自分とは違う生き物と暮らすということは、これまでの自分の生活の中に別の尺度が入り込んでくることだと思う。

 

かつて「自力」を信じることができた時代に、知の目指すところは「正しさ」であったが、エコロジカルな自覚のもとではこのような「高さ」という考えそのものが機能しなくなる、と著者は書く。エコロジカルな自覚とは、錯綜する関係の網(メッシュ)のなかに自己を感覚し続けることで、網には「てっぺん」などない。人間は、人間以外のものに深く依存して生きているわけだが、近代という時代はそのことを巧みに秘匿してきた。人間は人間だけで「自立」していると思っていた。だが、本当のところ「自立」とは「何ものにも依存していない」状況ではなくて、むしろ依存先をいくつも持つことによって「一つ一つの依存先への依存度が極小となり、あたかも何ものにも依存していないかのような幻想を持てている状況」なのだと小児科医、熊谷晋一郎氏の脳性まひ当事者としての経験を引きながら本書の著者は説明する。「弱いからこそ」人間は他者とつながることができる。強い主体として「自立」を保つことではなく弱い主体として他のあらゆるものと同じ地平に降り立つこと、大小様々なスケールにはみ出していくエコロジカルな網に編み込まれた一人として自己を再発見していくことを説く。

 

 

この記事の始めに書いたが、子供の頃の私にとって世界は「圧倒的なもの」に見えていた。その世界は完成されていて完璧に私を包み込む「絶対」だった。
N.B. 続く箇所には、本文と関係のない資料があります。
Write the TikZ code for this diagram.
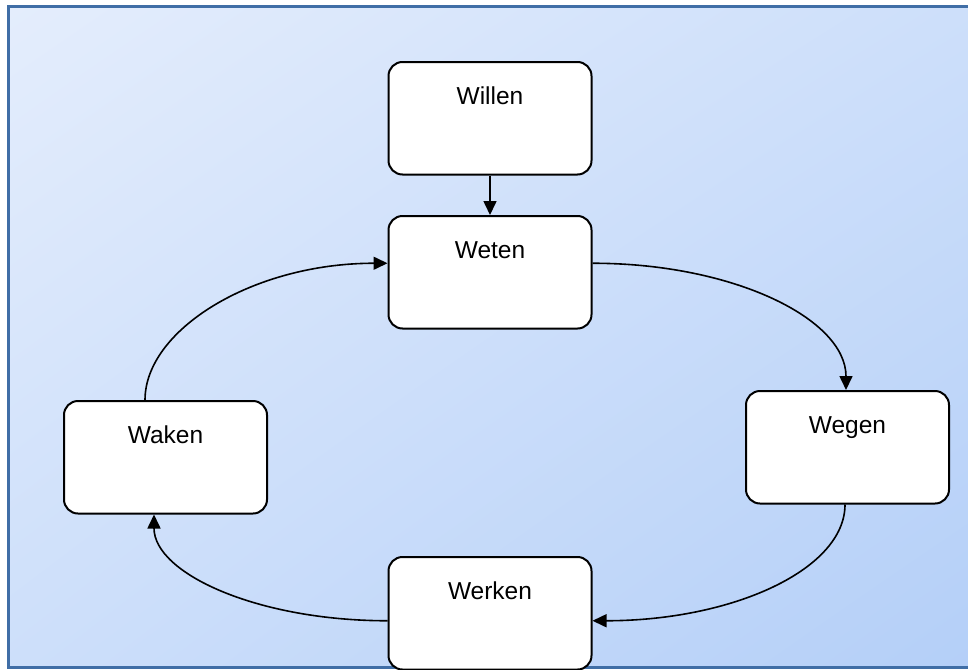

そんな遥かな「てっぺん」みたいなものを作るのが「大人」でそれは「自立」しているべきものだった。

漠然とであれ、そんなふうに思っていた子供の頃の私に言いたい。

この世界は、本当は無数の小さなものの犇めき合いからできていて、その関係の中であなたは生きているんだよって。だから、たとえばあなたが今日書いた他愛もない作文や、私が今書くこんなブログ記事でさえも、その一部として世界の形になっているんだよって。